(Given exercise) Carry none of the pictures over; write out the complete data exactly.

(Supplied material)
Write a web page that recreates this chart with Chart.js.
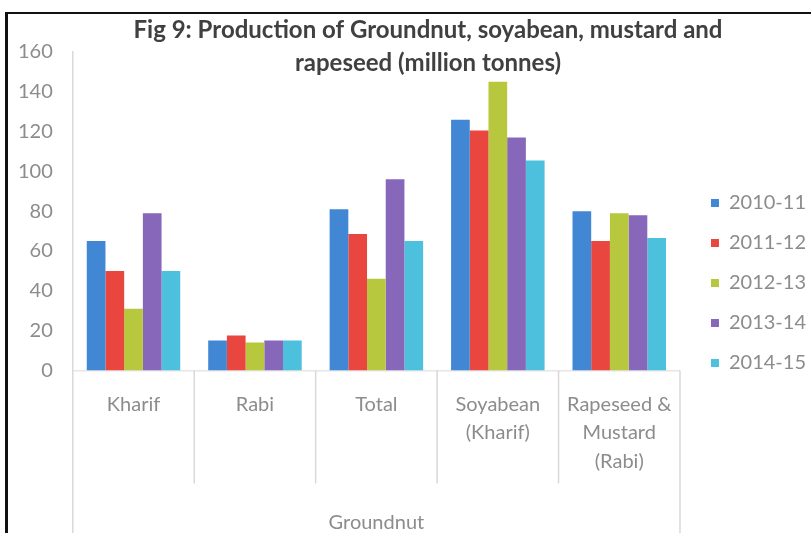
<!DOCTYPE html>
<html>
<head>
<meta charset="utf-8">
<script src="https://cdn.jsdelivr.net/npm/chart.js@4.4.1/dist/chart.umd.min.js"></script>
<style>
  html, body { margin: 0; padding: 0; background: #fff; overflow: hidden; }
  #frame {
    position: absolute; left: 5px; top: 12px; width: 900px; height: 600px;
    border-left: 3px solid #111; border-top: 2px solid #111;
  }
  #wrap { position: absolute; left: -14px; top: 14px; width: 825px; height: 540px; }
</style>
</head>
<body>
<div id="frame"></div>
<div id="wrap"><canvas id="chart"></canvas></div>
<script>
const categories = ['Kharif', 'Rabi', 'Total', ['Soyabean', '(Kharif)'], ['Rapeseed &', 'Mustard', '(Rabi)']];
const seasons = ['2010-11', '2011-12', '2012-13', '2013-14', '2014-15'];
const prod201011 = [65, 15, 81, 126, 80];
const prod201112 = [50, 17.5, 68.5, 120.5, 65];
const prod201213 = [31, 14, 46, 145, 79];
const prod201314 = [79, 15, 96, 117, 78];
const prod201415 = [50, 15, 65, 105.5, 66.5];
const groupLabel = 'Groundnut';
const titleLines = ['Fig 9: Production of Groundnut, soyabean, mustard and', 'rapeseed (million tonnes)'];

const colors = ['#4287d3', '#e8463f', '#b7c83f', '#8767ba', '#4cc0dc'];
const seriesData = [prod201011, prod201112, prod201213, prod201314, prod201415];
const labelColor = '#8c8c8c';
const lineColor = '#d9d9d9';

// title drawn by hand so it does not push the plot area down
const titlePlugin = {
    id: 'figTitle',
    afterDraw(chart) {
        const ctx = chart.ctx;
        ctx.save();
        ctx.font = 'bold 24px Lato';
        ctx.fillStyle = '#404040';
        ctx.textAlign = 'center';
        ctx.textBaseline = 'middle';
        ctx.fillText(titleLines[0], 442, 16);
        ctx.fillText(titleLines[1], 442, 49);
        ctx.restore();
    }
};

// category separators under the x axis, outer ones run to the bottom
const separatorPlugin = {
    id: 'separators',
    afterDraw(chart) {
        const x = chart.scales.x;
        const area = chart.chartArea;
        const ctx = chart.ctx;
        const n = x.getLabels().length;
        ctx.save();
        ctx.strokeStyle = lineColor;
        ctx.lineWidth = 1.5;
        for (let i = 0; i <= n; i++) {
            let px, bottom;
            if (i === 0) { px = area.left; bottom = chart.height; }
            else if (i === n) { px = area.right; bottom = chart.height; }
            else { px = (x.getPixelForValue(i - 1) + x.getPixelForValue(i)) / 2; bottom = area.bottom + 113; }
            ctx.beginPath();
            ctx.moveTo(px, area.bottom);
            ctx.lineTo(px, bottom);
            ctx.stroke();
        }
        ctx.restore();
    }
};

// nudge legend toward the reference position
const legendShift = {
    id: 'legendShift',
    afterLayout(chart) {
        const lg = chart.legend;
        lg.left += 11; lg.right += 11;
        lg.top -= 20; lg.bottom -= 20;
    }
};

const ctx = document.getElementById('chart').getContext('2d');
new Chart(ctx, {
    type: 'bar',
    data: {
        labels: categories,
        datasets: seasons.map((s, i) => ({
            label: s,
            data: seriesData[i],
            backgroundColor: colors[i],
            borderWidth: 0,
            categoryPercentage: 0.77,
            barPercentage: 1
        }))
    },
    options: {
        responsive: true,
        maintainAspectRatio: false,
        animation: false,
        layout: { padding: { left: 12, top: 38, right: 6, bottom: 0 } },
        plugins: {
            tooltip: { enabled: false },
            title: { display: false },
            legend: {
                position: 'right',
                labels: {
                    boxWidth: 8,
                    boxHeight: 8,
                    padding: 20,
                    color: labelColor,
                    font: { family: 'Lato', size: 20 }
                }
            }
        },
        scales: {
            x: {
                grid: { display: false, drawTicks: false },
                border: { display: true, color: '#e6e6e6', width: 1.5 },
                ticks: {
                    color: labelColor,
                    padding: 20,
                    maxRotation: 0,
                    autoSkip: false,
                    font: { family: 'Lato', size: 20, lineHeight: 1.42 }
                },
                title: {
                    display: true,
                    text: groupLabel,
                    color: labelColor,
                    font: { family: 'Lato', size: 20, lineHeight: 1.42 },
                    padding: { top: 13, bottom: 17 }
                }
            },
            y: {
                min: 0,
                max: 160,
                grid: { display: false, drawTicks: false },
                border: { display: true, color: lineColor, width: 1.5 },
                ticks: {
                    stepSize: 20,
                    color: labelColor,
                    padding: 20,
                    font: { family: 'Lato', size: 20 }
                }
            }
        }
    },
    plugins: [titlePlugin, separatorPlugin, legendShift]
});
</script>
</body>
</html>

(Answer)
Write a web page that recreates this chart with Chart.js.
<!DOCTYPE html>
<html>
<head>
<meta charset="utf-8">
<script src="https://cdn.jsdelivr.net/npm/chart.js@4.4.1/dist/chart.umd.min.js"></script>
<style>
  html, body { margin: 0; padding: 0; background: #fff; overflow: hidden; }
  #frame {
    position: absolute; left: 5px; top: 12px; width: 900px; height: 600px;
    border-left: 3px solid #111; border-top: 2px solid #111;
  }
  #wrap { position: absolute; left: -14px; top: 14px; width: 825px; height: 540px; }
</style>
</head>
<body>
<div id="frame"></div>
<div id="wrap"><canvas id="chart"></canvas></div>
<script>
const categories = ['Kharif', 'Rabi', 'Total', ['Soyabean', '(Kharif)'], ['Rapeseed &', 'Mustard', '(Rabi)']];
const seasons = ['2010-11', '2011-12', '2012-13', '2013-14', '2014-15'];
const prod201011 = [65, 15, 81, 126, 80];
const prod201112 = [50, 17.5, 68.5, 120.5, 65];
const prod201213 = [31, 14, 46, 145, 79];
const prod201314 = [79, 15, 96, 117, 78];
const prod201415 = [50, 15, 65, 105.5, 66.5];
const groupLabel = 'Groundnut';
const titleLines = ['Fig 9: Production of Groundnut, soyabean, mustard and', 'rapeseed (million tonnes)'];

const colors = ['#4287d3', '#e8463f', '#b7c83f', '#8767ba', '#4cc0dc'];
const seriesData = [prod201011, prod201112, prod201213, prod201314, prod201415];
const labelColor = '#8c8c8c';
const lineColor = '#d9d9d9';

// title drawn by hand so it does not push the plot area down
const titlePlugin = {
    id: 'figTitle',
    afterDraw(chart) {
        const ctx = chart.ctx;
        ctx.save();
        ctx.font = 'bold 24px Lato';
        ctx.fillStyle = '#404040';
        ctx.textAlign = 'center';
        ctx.textBaseline = 'middle';
        ctx.fillText(titleLines[0], 442, 16);
        ctx.fillText(titleLines[1], 442, 49);
        ctx.restore();
    }
};

// category separators under the x axis, outer ones run to the bottom
const separatorPlugin = {
    id: 'separators',
    afterDraw(chart) {
        const x = chart.scales.x;
        const area = chart.chartArea;
        const ctx = chart.ctx;
        const n = x.getLabels().length;
        ctx.save();
        ctx.strokeStyle = lineColor;
        ctx.lineWidth = 1.5;
        for (let i = 0; i <= n; i++) {
            let px, bottom;
            if (i === 0) { px = area.left; bottom = chart.height; }
            else if (i === n) { px = area.right; bottom = chart.height; }
            else { px = (x.getPixelForValue(i - 1) + x.getPixelForValue(i)) / 2; bottom = area.bottom + 113; }
            ctx.beginPath();
            ctx.moveTo(px, area.bottom);
            ctx.lineTo(px, bottom);
            ctx.stroke();
        }
        ctx.restore();
    }
};

// nudge legend toward the reference position
const legendShift = {
    id: 'legendShift',
    afterLayout(chart) {
        const lg = chart.legend;
        lg.left += 11; lg.right += 11;
        lg.top -= 20; lg.bottom -= 20;
    }
};

const ctx = document.getElementById('chart').getContext('2d');
new Chart(ctx, {
    type: 'bar',
    data: {
        labels: categories,
        datasets: seasons.map((s, i) => ({
            label: s,
            data: seriesData[i],
            backgroundColor: colors[i],
            borderWidth: 0,
            categoryPercentage: 0.77,
            barPercentage: 1
        }))
    },
    options: {
        responsive: true,
        maintainAspectRatio: false,
        animation: false,
        layout: { padding: { left: 12, top: 38, right: 6, bottom: 0 } },
        plugins: {
            tooltip: { enabled: false },
            title: { display: false },
            legend: {
                position: 'right',
                labels: {
                    boxWidth: 8,
                    boxHeight: 8,
                    padding: 20,
                    color: labelColor,
                    font: { family: 'Lato', size: 20 }
                }
            }
        },
        scales: {
            x: {
                grid: { display: false, drawTicks: false },
                border: { display: true, color: '#e6e6e6', width: 1.5 },
                ticks: {
                    color: labelColor,
                    padding: 20,
                    maxRotation: 0,
                    autoSkip: false,
                    font: { family: 'Lato', size: 20, lineHeight: 1.42 }
                },
                title: {
                    display: true,
                    text: groupLabel,
                    color: labelColor,
                    font: { family: 'Lato', size: 20, lineHeight: 1.42 },
                    padding: { top: 13, bottom: 17 }
                }
            },
            y: {
                min: 0,
                max: 160,
                grid: { display: false, drawTicks: false },
                border: { display: true, color: lineColor, width: 1.5 },
                ticks: {
                    stepSize: 20,
                    color: labelColor,
                    padding: 20,
                    font: { family: 'Lato', size: 20 }
                }
            }
        }
    },
    plugins: [titlePlugin, separatorPlugin, legendShift]
});
</script>
</body>
</html>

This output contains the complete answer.